Even though they're fabulous gobbled up warm and fresh and unadorned right there in the midst of  dusty, faceless humanity, I wanted to dress them up a little for our second dance with these fingers of perfection.

Canned sauce would not be sufficient. I had to research and cook up a homemade red sauce. I've always wanted to use the large, red, dried peppers found in bulk in every grocery on the border. But should we just jump into an all-pepper sauce most often found in Central Mexico? Or could I create a hybrid?

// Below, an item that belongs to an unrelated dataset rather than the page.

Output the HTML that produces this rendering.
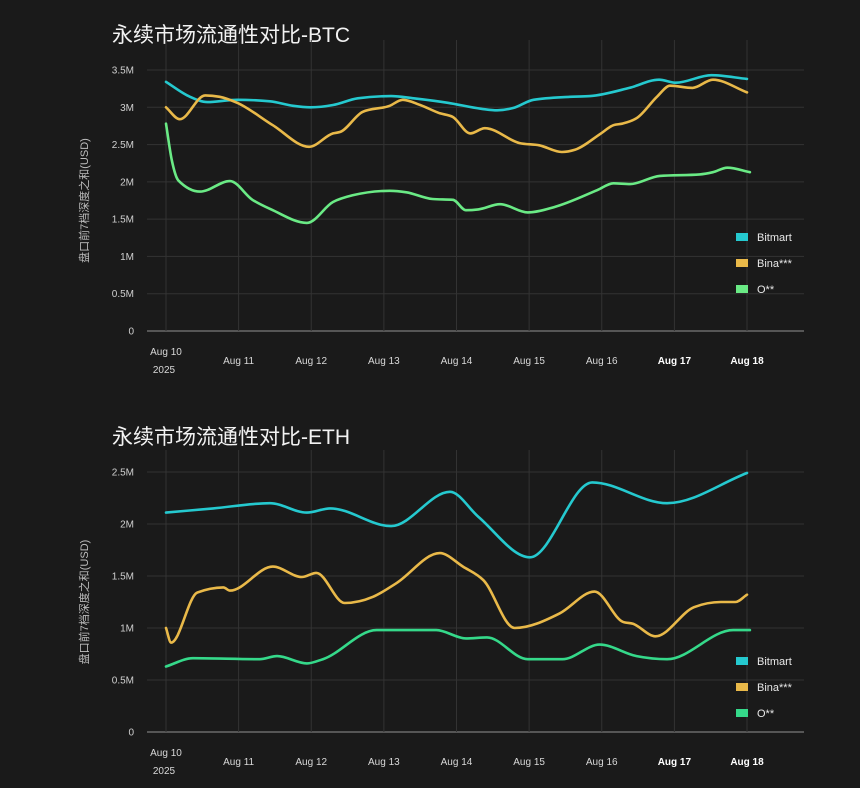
<!DOCTYPE html>
<html><head><meta charset="utf-8">
<style>
html,body{margin:0;padding:0;background:#1a1a1a;}
body{width:860px;height:783px;overflow:hidden;font-family:"Liberation Sans","Noto Sans CJK SC",sans-serif;}
svg text{font-family:"Liberation Sans","Noto Sans CJK SC",sans-serif;}
</style></head>
<body>
<svg id="root" width="860" height="783" viewBox="0 0 860 783" xmlns="http://www.w3.org/2000/svg">
<rect width="860" height="783" fill="#1a1a1a"/>
</svg>
<script>
const dayLabels = ["Aug 10","Aug 11","Aug 12","Aug 13","Aug 14","Aug 15","Aug 16","Aug 17","Aug 18"];
const seriesNames = ["Bitmart","Bina***","O**"];
// BTC (day offset, value in M)
const btcBitmartX = [0,0.33,0.57,0.98,1.43,1.75,1.99,2.30,2.64,3.10,3.41,3.88,4.34,4.56,4.78,5.06,5.56,5.84,6.38,6.79,7.02,7.51,8.0];
const btcBitmartY = [3.34,3.14,3.07,3.10,3.08,3.02,3.00,3.03,3.12,3.15,3.12,3.06,2.98,2.96,2.99,3.10,3.14,3.15,3.26,3.37,3.33,3.43,3.38];
const btcBinaX = [0,0.19,0.54,0.74,0.98,1.47,1.97,2.30,2.40,2.71,3.08,3.26,3.50,3.77,3.95,4.19,4.39,4.87,5.14,5.45,5.63,5.99,6.16,6.28,6.49,6.76,6.94,7.25,7.53,8.0];
const btcBinaY = [3.0,2.84,3.16,3.14,3.06,2.76,2.47,2.65,2.67,2.94,3.02,3.10,3.03,2.92,2.87,2.65,2.72,2.52,2.49,2.40,2.43,2.65,2.76,2.78,2.86,3.14,3.29,3.26,3.37,3.20];
const btcOX = [0,0.08,0.17,0.47,0.88,1.19,1.47,1.94,2.30,2.57,3.08,3.31,3.67,3.95,4.13,4.30,4.60,4.98,5.34,5.94,6.16,6.39,6.80,7.35,7.53,7.73,8.04];
const btcOY = [2.78,2.29,2.02,1.87,2.01,1.76,1.62,1.45,1.73,1.82,1.88,1.86,1.77,1.76,1.62,1.63,1.70,1.59,1.66,1.89,1.98,1.97,2.08,2.10,2.13,2.19,2.13];
// ETH
const ethBitmartX = [0,0.65,1.43,1.94,2.26,3.10,3.91,4.30,5.01,5.87,6.90,8.0];
const ethBitmartY = [2.11,2.15,2.20,2.11,2.15,1.98,2.31,2.07,1.68,2.40,2.20,2.49];
const ethBinaX = [0,0.07,0.43,0.79,0.88,1.47,1.87,2.07,2.46,2.85,3.17,3.77,4.09,4.37,4.80,5.42,5.90,6.29,6.43,6.74,7.27,7.64,7.84,8.0];
const ethBinaY = [1.0,0.86,1.34,1.39,1.36,1.59,1.49,1.53,1.24,1.30,1.43,1.72,1.59,1.46,1.00,1.14,1.35,1.06,1.04,0.92,1.20,1.25,1.25,1.32];
const ethOX = [0,0.37,1.29,1.53,1.94,2.16,2.90,3.72,4.13,4.42,4.98,5.46,5.97,6.48,6.90,7.81,8.04];
const ethOY = [0.63,0.71,0.70,0.73,0.66,0.70,0.98,0.98,0.90,0.91,0.70,0.70,0.84,0.73,0.70,0.98,0.98];
const btcTicks = [0,0.5,1,1.5,2,2.5,3,3.5];
const btcTickLabels = ["0","0.5M","1M","1.5M","2M","2.5M","3M","3.5M"];
const ethTicks = [0,0.5,1,1.5,2,2.5];
const ethTickLabels = ["0","0.5M","1M","1.5M","2M","2.5M"];

const NS="http://www.w3.org/2000/svg";
const root=document.getElementById('root');
function mk(tag,attrs,parent){const e=document.createElementNS(NS,tag);for(const k in attrs)e.setAttribute(k,attrs[k]);(parent||root).appendChild(e);return e;}
function smooth(pts){
 const n=pts.length;const h=[],s=[];
 for(let i=0;i<n-1;i++){h[i]=pts[i+1][0]-pts[i][0];s[i]=(pts[i+1][1]-pts[i][1])/h[i];}
 const m=[];
 m[0]=s[0];m[n-1]=s[n-2];
 for(let i=1;i<n-1;i++){
  if(s[i-1]*s[i]<=0)m[i]=0;
  else{const p=(s[i-1]*h[i]+s[i]*h[i-1])/(h[i-1]+h[i]);
   m[i]=(Math.sign(s[i-1])+Math.sign(s[i]))*Math.min(Math.abs(s[i-1]),Math.abs(s[i]),0.5*Math.abs(p));}
 }
 let d="M"+pts[0][0].toFixed(1)+","+pts[0][1].toFixed(1);
 for(let i=0;i<n-1;i++){const dx=h[i]/3;
  d+=" C"+(pts[i][0]+dx).toFixed(1)+","+(pts[i][1]+m[i]*dx).toFixed(1)+" "+(pts[i+1][0]-dx).toFixed(1)+","+(pts[i+1][1]-m[i+1]*dx).toFixed(1)+" "+pts[i+1][0].toFixed(1)+","+pts[i+1][1].toFixed(1);}
 return d;}

function drawChart(cfg){
 const g=mk('g',{});
 
 
 const x0=166,x1=747,yBase=cfg.yBase,yTop=cfg.yTop,vmax=cfg.vmax;
 const sx=d=>x0+(x1-x0)*d/8;
 const sy=v=>yBase-(yBase-yTop)*v/vmax;
 const t=mk('text',{x:112,y:cfg.titleY,fill:'#f2f2f2','font-size':21},g);
 t.textContent=cfg.title;
 
 
 cfg.ticks.forEach((v,i)=>{
  const y=sy(v);
  const l=mk('line',{x1:147,x2:804,y1:y,y2:y,stroke:i===0?'#6a6a6a':'#333','stroke-width':i===0?1.5:1},g);
  
  
  const tx=mk('text',{x:134,y:y+3.5,fill:'#cfcfcf','font-size':10,'text-anchor':'end'},g);
  tx.textContent=cfg.tickLabels[i];
  
  
 });
 dayLabels.forEach((lab,i)=>{
  const x=sx(i);
  const l=mk('line',{x1:x,x2:x,y1:cfg.gridTop,y2:yBase,stroke:'#333','stroke-width':1},g);
  
  
  const bold=i>=7;
  const tx=mk('text',{x:x,y:i===0?yBase+24:yBase+33,fill:bold?'#ffffff':'#d8d8d8','font-size':10,'font-weight':bold?'bold':'normal','text-anchor':'middle'},g);
  tx.textContent=lab;
  
  
  if(i===0){const y2=mk('text',{x:x-2,y:yBase+42,fill:'#d8d8d8','font-size':10,'text-anchor':'middle'},g);
   y2.textContent='2025';
   
   }
 });
 const cy=(yBase+yTop)/2;
 const at=mk('text',{x:88,y:cy,fill:'#bdbdbd','font-size':11,'text-anchor':'middle',transform:'rotate(-90 88 '+cy+')'},g);
 at.textContent='盘口前7档深度之和(USD)';
 
 
 cfg.series.forEach((s,k)=>{
  const pts=s.x.map((d,i)=>[sx(d),sy(s.y[i])]);
  const p=mk('path',{d:smooth(pts),fill:'none',stroke:cfg.colors[k],'stroke-width':2.6,'stroke-linejoin':'round','stroke-linecap':'round'},g);
  
  
  const ly=cfg.legendY+k*26;
  const r=mk('rect',{x:736,y:ly-4,width:12,height:8,fill:cfg.colors[k]},g);
  
  
  const lt=mk('text',{x:757,y:ly+4,fill:'#e8e8e8','font-size':11},g);
  lt.textContent=seriesNames[k];
  
  
 });
}
drawChart({name:'btc-chart',title:'永续市场流通性对比-BTC',titleY:42,yBase:331,yTop:70,vmax:3.5,gridTop:40,
 ticks:btcTicks,tickLabels:btcTickLabels,legendY:237,colors:['#25c9cf','#e9b949','#6aea85'],
 series:[{x:btcBitmartX,y:btcBitmartY},{x:btcBinaX,y:btcBinaY},{x:btcOX,y:btcOY}]});
drawChart({name:'eth-chart',title:'永续市场流通性对比-ETH',titleY:444,yBase:732,yTop:472,vmax:2.5,gridTop:450,
 ticks:ethTicks,tickLabels:ethTickLabels,legendY:661,colors:['#25c9cf','#e9b949','#35d98a'],
 series:[{x:ethBitmartX,y:ethBitmartY},{x:ethBinaX,y:ethBinaY},{x:ethOX,y:ethOY}]});
</script>
</body></html>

I decided on the latter. And nailed it:

The sauce is far thicker than the usual enchilada style sauce, full of rich pepper flavor, but with the addition of spices that somehow enhance the mild flavors and delicate texture of the tamale. This sauce, however, would work not only for tamales, but enchiladas, burritos, quesadillas, chili rellenos, and so many more dishes from South of the border. The flavor is far superior to the canned stuff - and it's easy to make:

Mexican Red Sauce:

5 lg dried chili peppers
boiling water to cover
10 oz can tomato puree
1 1/2 c. water
3 T. chili powder (invest in a good quality blend)
1 t. cumin
1 t. garlic salt

Bend the larger end of the dried chilis to pop off the stems and place in a heatproof container that will allow the boiling water to cover them. Soak the peppers in the hot water 20 to 30 minutes, or until softened. Drain. Tear the peppers into one inch sections. Add to the bowl of a food processor with the tomato puree and 1 cup of water; process until smooth. Scrape into a microwave safe bowl, add remaining ingredients, and microwave on medium 10 minutes, stirring every 2. Makes about one pint of sauce.